Four Decades for Justice
September 26, 2014
On September 19, 2014, Judge Michael R. Barrett of the U.S. District Court for the Southern District of Ohio granted Cravath’s motion to transfer to the District of Delaware a shareholder derivative suit against certain officers, directors and former directors of Chemed Corporation. This is the first decision from a federal court to uphold and enforce a Delaware corporation’s forum-selection bylaw.
Cravath represents Chemed Corporation, as well as certain of its officers, directors and former directors, in two shareholder derivative actions — the instant suit that was recently transferred from federal court in Ohio, and a suit filed in the U.S. District Court for the District of Delaware — alleging breach of fiduciary duty and other claims based on the alleged improper billing of Medicare and Medicaid. In August 2013, prior to the filing of these lawsuits but after the alleged wrongdoing, Chemed enacted a forum-selection bylaw requiring that certain lawsuits, including derivative suits involving Chemed, proceed in either state or federal court in Delaware.
Plaintiff in the Ohio action moved the Judicial Panel on Multidistrict Litigation to centralize the two suits in Ohio, arguing that the forum-selection clause in Chemed’s bylaws is inapplicable in an MDL proceeding and invalid under federal law, based upon decisions in Galaviz v. Berg, 763 F. Supp. 2d 1170 (N.D. Cal. 2011), and In re Facebook, Inc., 922 F. Supp. 2d 445 (S.D.N.Y. 2013). Cravath successfully opposed the motion and subsequently moved to transfer the Ohio case to Delaware, based in part on Chemed’s forum-selection bylaw. In granting Chemed’s motion to transfer to Delaware, Judge Barrett held, inter alia, that (1) the forum-selection bylaw does not become unenforceable simply because it was adopted after the purported wrongdoing; (2) the bylaw was not adopted for an improper purpose; and (3) Delaware was not a seriously inconvenient forum for plaintiff. In upholding Chemed’s bylaw, the court rejected plaintiff’s argument that the court should follow Galaviz, a decision applying federal common law, rather than more recent decisions from Delaware state courts. Instead, the court adopted the reasoning outlined in Boilermakers Local 154 Retirement Fund v. Chevron Corp., 73 A.3d 934 (Del. Ch. 2013), which upheld the statutory and contractual validity and enforceability of unilaterally adopted forum-selection clauses in corporate bylaws. The court also cited the more recent decision in City of Providence v. First Citizens BancShares Inc., No. 9795 (Del. Ch.), in which Cravath successfully represented First Citizens in upholding a forum-selection bylaw that was enacted simultaneously with the announcement of a proposed merger and after some claims had arisen. For the related news item on the First Citizens case, click here.
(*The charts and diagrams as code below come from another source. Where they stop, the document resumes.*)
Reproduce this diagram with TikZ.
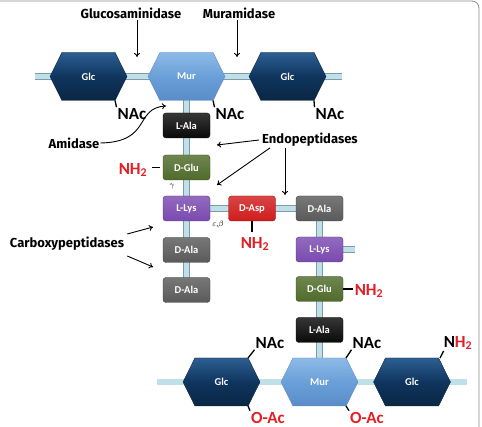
\documentclass[tikz,border=0pt]{standalone}
\usepackage{fontspec}
\setmainfont{Carlito}
\newfontfamily\enzfont{Fira Sans}
\usetikzlibrary{shapes.symbols,arrows.meta,backgrounds,calc}

\definecolor{glctop}{HTML}{2C5F92}
\definecolor{glcmid}{HTML}{0F355E}
\definecolor{glcdark}{HTML}{0A2643}
\definecolor{murtop}{HTML}{8DBBE8}
\definecolor{murmid}{HTML}{6A9FD8}
\definecolor{murdark}{HTML}{5A8DC8}
\definecolor{barcyan}{HTML}{BFE0E8}
\definecolor{bargray}{HTML}{7E9CA4}
\definecolor{alacol}{HTML}{0A0A0A}
\definecolor{glucol}{HTML}{4F6B2A}
\definecolor{lyscol}{HTML}{7A4AB0}
\definecolor{aspcol}{HTML}{D01C1C}
\definecolor{dalacol}{HTML}{5A5A5A}
\definecolor{nhred}{HTML}{E31E24}
\definecolor{framegray}{HTML}{8C8C8C}

\begin{document}
\begin{tikzpicture}[x=1pt, y=-1pt,
    sugar/.style={signal, signal to=west and east, signal pointer angle=127,
      minimum width=77pt, minimum height=48pt, inner sep=0pt, text=white,
      font=\bfseries\fontsize{10.5}{12}\selectfont},
    glc/.style={sugar, draw=glcdark, top color=glctop, bottom color=glcdark, middle color=glcmid},
    mur/.style={sugar, draw=murdark, top color=murtop, bottom color=murdark, middle color=murmid},
    aa/.style={rectangle, rounded corners=3pt, minimum width=47pt, minimum height=25pt,
      inner sep=0pt, text=white, font=\bfseries\fontsize{10.5}{12}\selectfont,
      draw=#1!70!black, top color=#1!82!white, bottom color=#1},
    bar/.style={draw=bargray, line width=0.7pt, double=barcyan, double distance=5.5pt},
    grp/.style={font=\bfseries\fontsize{17}{18}\selectfont, inner sep=1pt},
    enz/.style={font=\enzfont\bfseries\fontsize{13}{15}\selectfont, inner sep=1pt},
    link/.style={line width=1.3pt, line cap=butt},
    enzarrow/.style={line width=0.9pt, -{To[length=4pt, width=6pt]}},
    bond/.style={font=\fontsize{8}{9}\selectfont, inner sep=0pt},
  ]
  \useasboundingbox (0,0) rectangle (482,427);
  \draw[framegray, line width=0.8pt, rounded corners=7pt] (0,1) -- (479,1) -- (479,427);

  % top glycan strand
  \node[glc] (glcA) at (88.5, 76.5)  {Glc};
  \node[mur] (murA) at (186.5, 76.5) {Mur};
  \node[glc] (glcB) at (287.5, 76.5) {Glc};
  \coordinate (barTL) at (35, 76.5);
  \coordinate (barTR) at (342, 76.5);

  % left stem peptide
  \node[aa=alacol]  (alaA) at (186.5, 125.5) {L-Ala};
  \node[aa=glucol]  (gluA) at (186.5, 167.5) {D-Glu};
  \node[aa=lyscol]  (lysA) at (186.5, 208.5) {L-Lys};
  \node[aa=dalacol] (alaB) at (186.5, 250)   {D-Ala};
  \node[aa=dalacol] (alaC) at (186.5, 290)   {D-Ala};

  % cross bridge and right stem peptide
  \node[aa=aspcol]  (aspD) at (252, 208.5)   {D-Asp};
  \node[aa=dalacol] (alaR) at (319.5, 208.5) {D-Ala};
  \node[aa=lyscol]  (lysR) at (319.5, 249.5) {L-Lys};
  \node[aa=glucol]  (gluR) at (319.5, 289)   {D-Glu};
  \node[aa=alacol]  (alaS) at (319.5, 330)   {L-Ala};
  \coordinate (stub) at (355, 249.5);

  % bottom glycan strand
  \node[glc] (glcC) at (221.5, 382) {Glc};
  \node[mur] (murB) at (319.5, 382) {Mur};
  \node[glc] (glcD) at (412, 382)   {Glc};
  \coordinate (barBL) at (157, 382);
  \coordinate (barBR) at (467, 382);

  \begin{scope}[on background layer]
    \draw[bar] (barTL) -- (barTR);
    \draw[bar] (barBL) -- (barBR);
    \draw[bar] (murA.center) -- (alaA.center) -- (gluA.center) -- (lysA.center)
      -- (alaB.center) -- (alaC.center);
    \draw[bar] (lysA.center) -- (aspD.center) -- (alaR.center) -- (lysR.center)
      -- (gluR.center) -- (alaS.center) -- (murB.center);
    \draw[bar] (lysR.center) -- (stub);
  \end{scope}

  % side groups
  \node[grp] (nacA) at (132, 114) {NAc};
  \node[grp] (nacB) at (230, 114) {NAc};
  \node[grp] (nacC) at (330, 114) {NAc};
  \draw[link] ($(glcA.center)+(26.5,24)$) -- (nacA.north west);
  \draw[link] ($(murA.center)+(26.5,24)$) -- (nacB.north west);
  \draw[link] ($(glcB.center)+(26.5,24)$) -- (nacC.north west);

  \node[grp] (nacD) at (270, 343) {NAc};
  \node[grp] (nacE) at (367, 343) {NAc};
  \node[grp] (nhE)  at (458, 343) {N{\color{nhred}H\textsubscript{2}}};
  \draw[link] ($(glcC.center)+(26.5,-24)$) -- (nacD.south west);
  \draw[link] ($(murB.center)+(26.5,-24)$) -- (nacE.south west);
  \draw[link] ($(glcD.center)+(28,-24)$) -- ([xshift=1pt]nhE.south west);

  \node[grp, text=nhred] (oacA) at (268, 417.5) {O-Ac};
  \node[grp, text=nhred] (oacB) at (367, 417.5) {O-Ac};
  \draw[link] ($(glcC.center)+(26.5,24)$) -- (oacA.north west);
  \draw[link] ($(murB.center)+(26.5,24)$) -- (oacB.north west);

  \node[grp, text=nhred] (nhA) at (133, 170) {NH\textsubscript{2}};
  \node[grp, text=nhred] (nhD) at (255, 244) {NH\textsubscript{2}};
  \node[grp, text=nhred] (nhR) at (369, 291) {NH\textsubscript{2}};
  \draw[link, shorten <=4pt, shorten >=3pt] (nhA.east |- gluA.west) -- (gluA.west);
  \draw[link, shorten >=4pt] (aspD.south) -- (nhD.north -| aspD.south);
  \draw[link, shorten >=1pt] (gluR.east) -- (nhR.west |- gluR.east);

  \node[bond] (gam) at (172, 187) {$\gamma$};
  \node[bond] (epsb) at (218, 225) {$\varepsilon$,$\beta$};

  % hydrolases
  \node[enz] (glucase) at (131, 13) {Glucosaminidase};
  \node[enz] (murase)  at (239, 13) {Muramidase};
  \coordinate (cutA) at (137, 57);
  \coordinate (cutB) at (237, 57);
  \draw[enzarrow] (glucase.south -| cutA) -- (cutA);
  \draw[enzarrow] (murase.south -| cutB) -- (cutB);

  \node[enz] (amid) at (74, 143) {Amidase};
  \coordinate (cutC) at (166, 106);
  \draw[enzarrow] (amid.east) .. controls (152, 142) and (134, 108) .. (cutC);

  \node[enz] (endo) at (310, 140) {Endopeptidases};
  \coordinate (cutD) at (217, 145);
  \coordinate (cutE) at (217, 185);
  \coordinate (cutF) at (285, 195);
  \draw[enzarrow] ([xshift=-2pt]endo.west) -- (cutD);
  \draw[enzarrow] ([xshift=-40pt]endo.south) -- (cutE);
  \draw[enzarrow] (endo.south -| cutF) -- (cutF);

  \node[enz] (carb) at (67, 244) {Carboxypeptidases};
  \coordinate (cutG) at (153, 227);
  \coordinate (cutH) at (153, 267);
  \draw[enzarrow] ([yshift=10pt]carb.east) ++(2pt,0) -- (cutG);
  \draw[enzarrow] ([yshift=-12pt]carb.east) ++(2pt,0) -- (cutH);
\end{tikzpicture}
\end{document}
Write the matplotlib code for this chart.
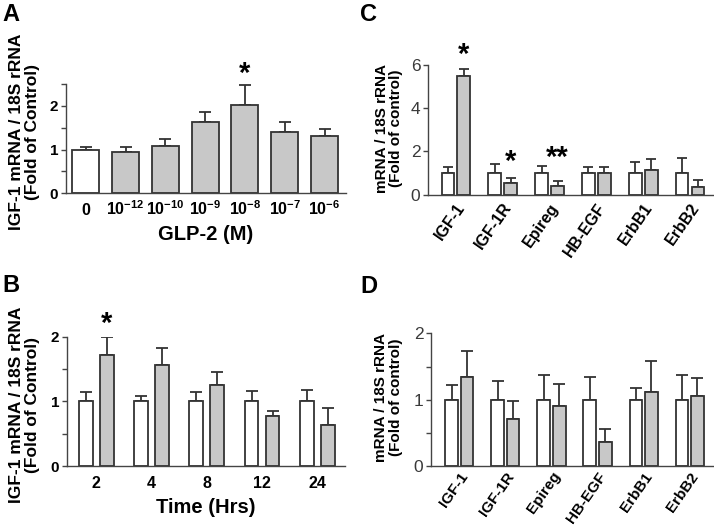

In addition to these derivative actions, Cravath represented Chemed and three of its top executives in a related putative class action lawsuit in the U.S. District Court for the Southern District of Ohio, In re Chemed Corp. Securities Litigation, No.12-cv-00028, alleging Securities Exchange Act violations based on an alleged fraudulent scheme to enroll ineligible hospice patients and obtain payments from the federal government. The parties agreed to a settlement without any admission of liability, which was approved by the court on July 15, 2014.
The Cravath team included partners Michael A. Paskin and Timothy G. Cameron and associates Michael A. Cabin, Alexander J. Scolnik and Huaou Yan. The case is North v. McNamara, et al., No. 13-cv-833 (S.D. Ohio) and No. 14-cv-1209 (D. Del.)